● Request
Look for the string "diagram" and copy every line that has it.

____ Supplied data

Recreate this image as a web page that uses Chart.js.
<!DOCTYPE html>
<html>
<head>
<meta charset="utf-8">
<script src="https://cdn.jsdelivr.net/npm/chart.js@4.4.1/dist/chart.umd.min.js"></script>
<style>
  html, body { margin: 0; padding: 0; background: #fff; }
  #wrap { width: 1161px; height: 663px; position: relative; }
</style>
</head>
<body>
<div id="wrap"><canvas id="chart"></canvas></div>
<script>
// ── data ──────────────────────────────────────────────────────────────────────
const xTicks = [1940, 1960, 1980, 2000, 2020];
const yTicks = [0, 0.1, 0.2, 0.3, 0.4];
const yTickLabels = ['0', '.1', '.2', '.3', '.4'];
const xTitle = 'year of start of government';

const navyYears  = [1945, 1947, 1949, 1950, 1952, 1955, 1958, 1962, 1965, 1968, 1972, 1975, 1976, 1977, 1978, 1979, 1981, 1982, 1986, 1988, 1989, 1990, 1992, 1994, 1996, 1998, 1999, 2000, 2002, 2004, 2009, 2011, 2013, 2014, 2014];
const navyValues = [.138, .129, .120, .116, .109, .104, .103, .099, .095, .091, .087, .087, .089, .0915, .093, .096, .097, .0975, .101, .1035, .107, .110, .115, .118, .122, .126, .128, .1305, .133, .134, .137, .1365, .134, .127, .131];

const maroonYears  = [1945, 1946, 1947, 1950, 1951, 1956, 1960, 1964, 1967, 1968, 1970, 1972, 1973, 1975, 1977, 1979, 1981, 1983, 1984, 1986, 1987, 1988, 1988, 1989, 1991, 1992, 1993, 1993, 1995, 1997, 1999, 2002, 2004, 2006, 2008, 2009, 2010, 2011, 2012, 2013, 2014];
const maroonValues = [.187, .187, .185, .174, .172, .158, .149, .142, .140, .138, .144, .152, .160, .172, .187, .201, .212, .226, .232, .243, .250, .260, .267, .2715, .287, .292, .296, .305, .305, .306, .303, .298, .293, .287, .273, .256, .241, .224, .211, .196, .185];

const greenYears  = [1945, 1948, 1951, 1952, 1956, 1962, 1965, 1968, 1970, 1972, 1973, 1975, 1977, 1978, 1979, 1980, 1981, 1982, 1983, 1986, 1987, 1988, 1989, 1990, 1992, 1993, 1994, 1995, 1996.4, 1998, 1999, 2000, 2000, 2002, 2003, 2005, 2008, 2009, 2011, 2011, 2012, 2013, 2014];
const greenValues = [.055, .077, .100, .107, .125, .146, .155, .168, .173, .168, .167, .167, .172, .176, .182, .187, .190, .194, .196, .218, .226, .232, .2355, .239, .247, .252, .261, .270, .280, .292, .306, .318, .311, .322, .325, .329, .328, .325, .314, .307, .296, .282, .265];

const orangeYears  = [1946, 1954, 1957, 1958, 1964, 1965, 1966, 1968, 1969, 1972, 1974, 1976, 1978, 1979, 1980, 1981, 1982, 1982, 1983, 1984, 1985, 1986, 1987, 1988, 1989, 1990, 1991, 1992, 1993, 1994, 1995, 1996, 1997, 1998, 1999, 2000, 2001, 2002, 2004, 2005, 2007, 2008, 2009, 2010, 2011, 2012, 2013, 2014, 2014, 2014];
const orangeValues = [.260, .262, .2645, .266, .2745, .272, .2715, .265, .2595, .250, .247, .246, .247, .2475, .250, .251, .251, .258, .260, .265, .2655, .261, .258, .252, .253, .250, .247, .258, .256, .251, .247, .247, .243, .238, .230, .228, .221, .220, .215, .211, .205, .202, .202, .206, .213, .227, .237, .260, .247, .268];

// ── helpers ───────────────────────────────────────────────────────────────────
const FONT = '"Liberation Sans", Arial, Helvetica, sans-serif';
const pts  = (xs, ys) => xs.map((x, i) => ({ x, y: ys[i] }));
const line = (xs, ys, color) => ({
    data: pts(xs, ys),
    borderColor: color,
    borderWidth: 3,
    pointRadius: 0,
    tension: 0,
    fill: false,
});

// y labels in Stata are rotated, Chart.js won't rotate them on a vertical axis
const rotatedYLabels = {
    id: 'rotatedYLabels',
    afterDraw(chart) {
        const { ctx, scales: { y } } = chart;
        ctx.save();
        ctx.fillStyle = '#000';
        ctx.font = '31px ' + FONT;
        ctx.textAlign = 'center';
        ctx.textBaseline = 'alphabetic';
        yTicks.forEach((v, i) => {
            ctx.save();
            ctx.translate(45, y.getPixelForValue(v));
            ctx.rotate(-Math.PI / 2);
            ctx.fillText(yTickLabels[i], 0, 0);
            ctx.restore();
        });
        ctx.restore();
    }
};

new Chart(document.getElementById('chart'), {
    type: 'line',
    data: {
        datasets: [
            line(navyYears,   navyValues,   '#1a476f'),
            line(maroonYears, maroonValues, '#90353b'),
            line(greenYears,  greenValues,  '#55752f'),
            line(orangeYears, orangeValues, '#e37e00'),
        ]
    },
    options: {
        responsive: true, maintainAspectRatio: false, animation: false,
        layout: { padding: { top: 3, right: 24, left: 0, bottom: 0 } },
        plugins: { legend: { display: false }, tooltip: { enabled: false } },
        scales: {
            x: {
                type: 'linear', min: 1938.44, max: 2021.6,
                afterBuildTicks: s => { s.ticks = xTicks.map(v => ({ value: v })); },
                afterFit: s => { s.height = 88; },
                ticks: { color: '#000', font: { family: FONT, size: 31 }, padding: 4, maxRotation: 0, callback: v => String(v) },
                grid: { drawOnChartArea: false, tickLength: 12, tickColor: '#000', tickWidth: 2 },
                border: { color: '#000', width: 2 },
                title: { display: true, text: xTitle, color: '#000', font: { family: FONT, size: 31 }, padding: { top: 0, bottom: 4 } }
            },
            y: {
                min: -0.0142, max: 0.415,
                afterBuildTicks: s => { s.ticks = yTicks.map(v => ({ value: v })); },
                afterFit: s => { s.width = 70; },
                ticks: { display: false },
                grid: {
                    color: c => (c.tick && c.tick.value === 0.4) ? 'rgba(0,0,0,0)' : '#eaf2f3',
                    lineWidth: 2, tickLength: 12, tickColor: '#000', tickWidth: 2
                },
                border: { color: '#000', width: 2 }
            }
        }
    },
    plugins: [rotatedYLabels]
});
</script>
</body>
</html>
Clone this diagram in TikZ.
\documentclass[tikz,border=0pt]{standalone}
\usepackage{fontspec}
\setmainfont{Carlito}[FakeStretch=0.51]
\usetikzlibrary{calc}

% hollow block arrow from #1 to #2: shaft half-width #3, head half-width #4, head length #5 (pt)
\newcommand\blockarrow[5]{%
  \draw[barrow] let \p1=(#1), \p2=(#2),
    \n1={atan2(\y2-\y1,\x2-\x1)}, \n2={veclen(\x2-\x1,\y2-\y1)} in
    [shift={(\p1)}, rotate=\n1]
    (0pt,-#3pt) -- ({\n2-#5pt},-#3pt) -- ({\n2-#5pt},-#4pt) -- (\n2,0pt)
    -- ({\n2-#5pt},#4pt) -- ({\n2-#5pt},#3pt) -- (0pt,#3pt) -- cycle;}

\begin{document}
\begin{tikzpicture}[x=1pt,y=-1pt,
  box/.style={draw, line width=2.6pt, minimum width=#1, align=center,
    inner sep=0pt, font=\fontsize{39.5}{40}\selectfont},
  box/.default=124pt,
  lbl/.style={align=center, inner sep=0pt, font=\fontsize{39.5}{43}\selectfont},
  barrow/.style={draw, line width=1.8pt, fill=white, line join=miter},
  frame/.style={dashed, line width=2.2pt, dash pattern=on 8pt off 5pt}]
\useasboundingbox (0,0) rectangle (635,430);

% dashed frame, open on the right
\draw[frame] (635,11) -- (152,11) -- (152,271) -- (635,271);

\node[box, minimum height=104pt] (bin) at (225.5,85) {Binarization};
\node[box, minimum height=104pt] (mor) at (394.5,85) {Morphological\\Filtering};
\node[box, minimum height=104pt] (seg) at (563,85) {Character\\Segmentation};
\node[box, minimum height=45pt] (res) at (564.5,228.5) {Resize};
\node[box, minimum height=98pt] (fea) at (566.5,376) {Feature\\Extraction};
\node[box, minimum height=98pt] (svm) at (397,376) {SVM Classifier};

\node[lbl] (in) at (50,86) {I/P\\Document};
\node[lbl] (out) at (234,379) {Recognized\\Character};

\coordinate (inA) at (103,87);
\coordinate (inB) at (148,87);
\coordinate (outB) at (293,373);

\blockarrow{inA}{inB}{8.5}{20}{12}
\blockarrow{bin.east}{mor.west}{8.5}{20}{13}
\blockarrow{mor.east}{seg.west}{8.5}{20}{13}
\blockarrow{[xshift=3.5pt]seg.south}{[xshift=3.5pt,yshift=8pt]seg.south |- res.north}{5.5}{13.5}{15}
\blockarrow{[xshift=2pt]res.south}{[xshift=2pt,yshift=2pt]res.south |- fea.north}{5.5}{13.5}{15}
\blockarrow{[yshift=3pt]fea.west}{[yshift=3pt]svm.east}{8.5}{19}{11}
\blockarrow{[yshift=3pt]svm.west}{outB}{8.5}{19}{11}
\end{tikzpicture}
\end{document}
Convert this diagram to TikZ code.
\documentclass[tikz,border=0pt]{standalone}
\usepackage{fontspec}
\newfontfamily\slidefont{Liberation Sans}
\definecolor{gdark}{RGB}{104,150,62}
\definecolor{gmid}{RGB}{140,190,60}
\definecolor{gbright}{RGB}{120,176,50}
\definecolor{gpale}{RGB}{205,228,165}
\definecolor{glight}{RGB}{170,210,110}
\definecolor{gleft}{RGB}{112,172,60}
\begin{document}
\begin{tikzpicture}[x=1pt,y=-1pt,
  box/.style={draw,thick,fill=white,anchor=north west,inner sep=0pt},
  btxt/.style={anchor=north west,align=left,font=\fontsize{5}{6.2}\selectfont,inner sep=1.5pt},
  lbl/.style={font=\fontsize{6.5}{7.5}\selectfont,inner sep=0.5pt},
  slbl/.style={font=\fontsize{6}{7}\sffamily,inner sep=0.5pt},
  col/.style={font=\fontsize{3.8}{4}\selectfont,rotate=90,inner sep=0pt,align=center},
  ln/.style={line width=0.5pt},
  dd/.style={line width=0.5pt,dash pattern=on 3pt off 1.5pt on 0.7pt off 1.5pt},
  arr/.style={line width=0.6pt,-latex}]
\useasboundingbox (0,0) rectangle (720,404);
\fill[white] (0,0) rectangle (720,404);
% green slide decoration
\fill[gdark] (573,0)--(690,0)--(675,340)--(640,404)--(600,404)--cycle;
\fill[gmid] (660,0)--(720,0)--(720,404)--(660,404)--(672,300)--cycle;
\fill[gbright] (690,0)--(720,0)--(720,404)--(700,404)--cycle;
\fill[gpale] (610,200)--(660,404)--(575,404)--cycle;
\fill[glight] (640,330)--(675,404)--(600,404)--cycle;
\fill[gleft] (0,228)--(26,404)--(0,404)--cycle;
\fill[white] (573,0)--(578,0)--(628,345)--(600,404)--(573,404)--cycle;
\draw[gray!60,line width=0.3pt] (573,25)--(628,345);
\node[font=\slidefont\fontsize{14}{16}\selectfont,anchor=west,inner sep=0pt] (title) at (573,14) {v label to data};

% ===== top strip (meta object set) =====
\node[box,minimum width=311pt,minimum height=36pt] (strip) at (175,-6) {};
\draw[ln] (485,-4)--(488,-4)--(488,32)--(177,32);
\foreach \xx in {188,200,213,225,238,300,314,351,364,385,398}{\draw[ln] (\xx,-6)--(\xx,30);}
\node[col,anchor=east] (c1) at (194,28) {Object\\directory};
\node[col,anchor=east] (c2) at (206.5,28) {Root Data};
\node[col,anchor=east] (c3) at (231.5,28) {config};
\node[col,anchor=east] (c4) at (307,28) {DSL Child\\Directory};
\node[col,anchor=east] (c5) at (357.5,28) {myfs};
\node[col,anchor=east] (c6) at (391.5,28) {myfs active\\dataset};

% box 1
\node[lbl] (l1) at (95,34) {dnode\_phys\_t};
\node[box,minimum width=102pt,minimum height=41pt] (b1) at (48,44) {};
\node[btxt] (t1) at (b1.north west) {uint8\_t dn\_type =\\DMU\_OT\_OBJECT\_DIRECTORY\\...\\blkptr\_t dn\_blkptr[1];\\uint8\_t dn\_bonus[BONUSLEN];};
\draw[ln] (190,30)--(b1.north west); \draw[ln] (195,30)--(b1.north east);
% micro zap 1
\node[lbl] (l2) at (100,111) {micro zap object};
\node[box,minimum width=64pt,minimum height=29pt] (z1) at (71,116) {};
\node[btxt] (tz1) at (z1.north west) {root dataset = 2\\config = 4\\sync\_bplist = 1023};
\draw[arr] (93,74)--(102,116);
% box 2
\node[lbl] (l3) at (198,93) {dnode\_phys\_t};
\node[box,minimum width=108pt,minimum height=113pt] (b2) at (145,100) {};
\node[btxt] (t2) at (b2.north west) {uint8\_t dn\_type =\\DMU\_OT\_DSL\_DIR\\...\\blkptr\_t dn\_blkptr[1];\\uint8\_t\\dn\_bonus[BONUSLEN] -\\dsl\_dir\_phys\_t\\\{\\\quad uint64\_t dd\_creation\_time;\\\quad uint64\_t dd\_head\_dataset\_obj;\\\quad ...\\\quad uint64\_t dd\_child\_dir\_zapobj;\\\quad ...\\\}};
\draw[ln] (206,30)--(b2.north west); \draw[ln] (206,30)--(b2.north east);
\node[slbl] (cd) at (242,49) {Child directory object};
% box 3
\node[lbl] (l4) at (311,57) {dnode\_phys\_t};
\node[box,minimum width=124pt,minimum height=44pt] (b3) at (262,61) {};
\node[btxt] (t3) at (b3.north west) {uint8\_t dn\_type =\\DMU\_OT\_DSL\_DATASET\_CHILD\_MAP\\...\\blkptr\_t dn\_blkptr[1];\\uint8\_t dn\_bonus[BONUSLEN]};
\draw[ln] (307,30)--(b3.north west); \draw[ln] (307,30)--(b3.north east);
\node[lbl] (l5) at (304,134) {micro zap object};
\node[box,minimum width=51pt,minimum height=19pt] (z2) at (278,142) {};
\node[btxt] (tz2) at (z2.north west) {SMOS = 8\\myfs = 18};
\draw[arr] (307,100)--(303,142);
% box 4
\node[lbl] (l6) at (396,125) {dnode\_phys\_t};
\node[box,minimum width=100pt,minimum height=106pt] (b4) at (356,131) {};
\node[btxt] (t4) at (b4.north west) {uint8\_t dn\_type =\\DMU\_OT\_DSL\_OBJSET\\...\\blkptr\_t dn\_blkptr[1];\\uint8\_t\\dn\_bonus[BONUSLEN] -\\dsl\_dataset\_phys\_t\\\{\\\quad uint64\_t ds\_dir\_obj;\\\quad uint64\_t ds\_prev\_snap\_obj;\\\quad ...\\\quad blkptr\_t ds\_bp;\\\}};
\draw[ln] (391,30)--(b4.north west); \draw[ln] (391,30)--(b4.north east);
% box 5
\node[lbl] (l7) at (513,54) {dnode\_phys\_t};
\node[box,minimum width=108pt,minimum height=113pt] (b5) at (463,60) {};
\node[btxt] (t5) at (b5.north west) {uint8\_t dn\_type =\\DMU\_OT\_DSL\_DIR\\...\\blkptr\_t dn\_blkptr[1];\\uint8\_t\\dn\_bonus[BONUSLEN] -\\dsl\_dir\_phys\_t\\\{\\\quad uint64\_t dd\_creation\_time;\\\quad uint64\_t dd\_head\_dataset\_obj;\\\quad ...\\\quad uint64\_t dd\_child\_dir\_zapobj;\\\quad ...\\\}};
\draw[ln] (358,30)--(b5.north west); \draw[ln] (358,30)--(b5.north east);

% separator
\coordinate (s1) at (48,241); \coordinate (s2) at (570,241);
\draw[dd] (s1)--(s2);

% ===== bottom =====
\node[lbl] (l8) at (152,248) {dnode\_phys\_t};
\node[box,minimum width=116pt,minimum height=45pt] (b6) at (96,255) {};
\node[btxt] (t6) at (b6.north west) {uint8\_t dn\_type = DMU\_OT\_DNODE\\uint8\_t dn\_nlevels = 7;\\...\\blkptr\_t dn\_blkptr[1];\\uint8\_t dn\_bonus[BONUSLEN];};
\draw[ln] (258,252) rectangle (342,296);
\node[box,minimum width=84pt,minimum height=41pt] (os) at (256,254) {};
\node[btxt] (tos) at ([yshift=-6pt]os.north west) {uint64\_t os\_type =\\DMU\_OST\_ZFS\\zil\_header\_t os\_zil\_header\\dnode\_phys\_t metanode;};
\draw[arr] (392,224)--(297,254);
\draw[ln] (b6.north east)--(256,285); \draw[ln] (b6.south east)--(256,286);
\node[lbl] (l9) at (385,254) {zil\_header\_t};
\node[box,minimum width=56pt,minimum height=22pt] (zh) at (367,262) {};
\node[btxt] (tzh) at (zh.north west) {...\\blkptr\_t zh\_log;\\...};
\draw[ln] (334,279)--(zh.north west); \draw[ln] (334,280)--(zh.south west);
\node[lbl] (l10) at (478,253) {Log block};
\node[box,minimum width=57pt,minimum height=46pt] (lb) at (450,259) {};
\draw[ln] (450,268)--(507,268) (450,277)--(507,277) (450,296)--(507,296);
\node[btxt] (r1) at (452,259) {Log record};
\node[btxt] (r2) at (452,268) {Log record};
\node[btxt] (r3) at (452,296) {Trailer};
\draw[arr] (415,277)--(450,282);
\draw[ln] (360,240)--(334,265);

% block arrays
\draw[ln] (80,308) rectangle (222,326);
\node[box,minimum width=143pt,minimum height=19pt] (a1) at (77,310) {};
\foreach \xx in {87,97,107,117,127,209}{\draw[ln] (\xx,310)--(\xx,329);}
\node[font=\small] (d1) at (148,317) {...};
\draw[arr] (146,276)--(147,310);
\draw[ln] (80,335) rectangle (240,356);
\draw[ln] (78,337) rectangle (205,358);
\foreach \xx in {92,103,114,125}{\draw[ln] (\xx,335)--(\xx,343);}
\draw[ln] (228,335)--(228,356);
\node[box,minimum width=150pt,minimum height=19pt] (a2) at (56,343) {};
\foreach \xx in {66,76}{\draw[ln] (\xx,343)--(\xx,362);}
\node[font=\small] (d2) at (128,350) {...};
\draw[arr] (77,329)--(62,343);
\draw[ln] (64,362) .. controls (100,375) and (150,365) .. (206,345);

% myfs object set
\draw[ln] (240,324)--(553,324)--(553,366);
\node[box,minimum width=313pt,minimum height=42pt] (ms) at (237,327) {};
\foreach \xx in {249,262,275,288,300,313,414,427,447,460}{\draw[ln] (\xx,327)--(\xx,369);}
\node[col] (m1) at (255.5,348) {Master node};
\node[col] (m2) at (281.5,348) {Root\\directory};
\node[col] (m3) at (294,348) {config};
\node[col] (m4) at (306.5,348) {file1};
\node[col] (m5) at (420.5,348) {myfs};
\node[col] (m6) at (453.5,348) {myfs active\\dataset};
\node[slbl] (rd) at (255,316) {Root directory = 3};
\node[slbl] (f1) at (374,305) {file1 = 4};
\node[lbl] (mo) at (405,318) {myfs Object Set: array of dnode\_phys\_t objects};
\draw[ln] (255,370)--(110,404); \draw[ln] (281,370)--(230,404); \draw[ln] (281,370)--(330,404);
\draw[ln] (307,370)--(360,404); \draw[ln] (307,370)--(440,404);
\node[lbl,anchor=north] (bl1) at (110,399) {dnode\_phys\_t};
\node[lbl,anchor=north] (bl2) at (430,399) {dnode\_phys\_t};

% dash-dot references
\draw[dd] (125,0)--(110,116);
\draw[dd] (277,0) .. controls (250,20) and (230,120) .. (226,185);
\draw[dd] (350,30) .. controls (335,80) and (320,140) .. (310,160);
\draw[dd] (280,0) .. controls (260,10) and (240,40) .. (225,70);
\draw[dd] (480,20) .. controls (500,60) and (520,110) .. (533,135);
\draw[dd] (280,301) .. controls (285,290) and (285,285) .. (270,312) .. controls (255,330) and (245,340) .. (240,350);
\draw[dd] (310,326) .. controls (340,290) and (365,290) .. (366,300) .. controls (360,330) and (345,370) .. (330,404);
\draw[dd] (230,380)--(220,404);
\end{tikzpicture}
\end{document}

________

● Exercise solution
Clone this diagram in TikZ.
Convert this diagram to TikZ code.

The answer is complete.